Mas, no terceiro filme, sabe o que é ser o Dragão Guerreiro? Claro, não é bater em bandidos como o Po por algum motivo achou que era, mas é… é ter… poderes especiais. Poder controlar uma energia misteriosa nova (introduzida nesse filme) chamada Chi, ser um mestre desse poder. Só o Dragão Guerreiro pode ser um Mestre do Chi. Ele conseguiu isso de uma profecia. Agora, ser o Dragão Guerreiro dá a ele poderes para além de seu próprio corpo, coisas místicas que além de não ter se esforçado para conseguir, não cumpre mais o objetivo de ser “apenas o Po”. Ele não é mais o Po, agora ele é o Dragão Guerreiro, e é ter o status de “ser o Dragão Guerreiro” que dá esse poder à ele. Entendem o que estou dizendo?
Isso não só faz a mensagem dos filmes simplesmente deixarem de existir, como machuca a experiência superficial dele também. As cenas emocionantes não tem emoção, elas tentam forçar um “hype” ou uma tristeza que não existe. Não só por serem previsíveis, mas porque não existe sentimento em nada que acontece na narrativa, não tem nada de novo em Kung Fu Panda 3. E, se não fosse por algumas cenas divertidas, não teria muito motivo para assisti-lo.

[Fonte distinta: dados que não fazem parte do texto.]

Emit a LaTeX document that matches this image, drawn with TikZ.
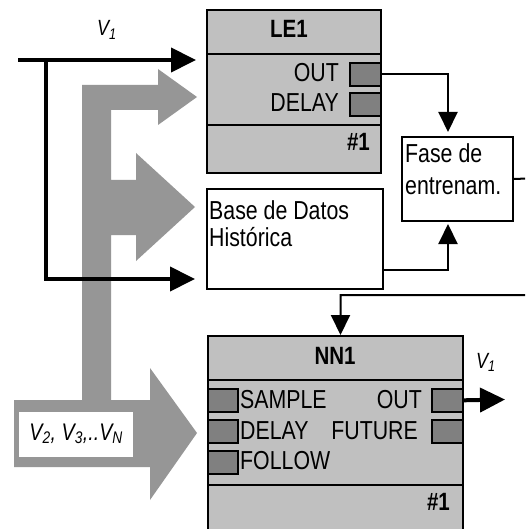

Além de tudo isso, até a parte superficial dele é inferior aos outros filmes. Por exemplo, ele não é tão engraçado quanto os outros. A comédia é um fator importante de Kung Fu Panda por causa da sua execução. Piadas em momentos sérios podem acabar com a cena, mas a comédia nos dois primeiros filmes era usada pra criar uma atmosfera e mantê-la balanceada, pra não ir muito para um lado nem para o outro. São pouquíssimos os momentos que o humor se torna intrusivo e passa por cima do sentimento que a cena quer passar, prejudicando ela, porque na maioria das vezes o humor deixa a cena intacta. Não tira o impacto dela, mas traz personalidade, traz um pouco do Po pra história e, de um modo geral, mantém a narrativa divertida e engajante sem ser séria demais, mesmo que tenham coisas realmente sérias acontecendo. Como o 3 não tem a parte importante emocional, a comédia parece vazia, e as piadas nem são tão engraçadas e originais como nos primeiros. Elas não trazem o mesmo sentimento e são muito previsíveis, o que prejudica o humor.
Eu posso falar o dia todo sobre Kung Fu Panda, mas o ponto é que Kung Fu Panda 3 não precisava existir. Não parece que faz parte da mesma franquia, e é como se esse fosse o primeiro, não o terceiro, pela sua execução. Talvez alguém que assista esse antes dos outros ache ele incrível ou, claro, uma criança gostaria muito dele, mas para alguém que foi profundamente impactada pelos filmes dessa franquia, eu só consigo olhar pra ele com tristeza e decepção. Obrigada por terem lido, beijos.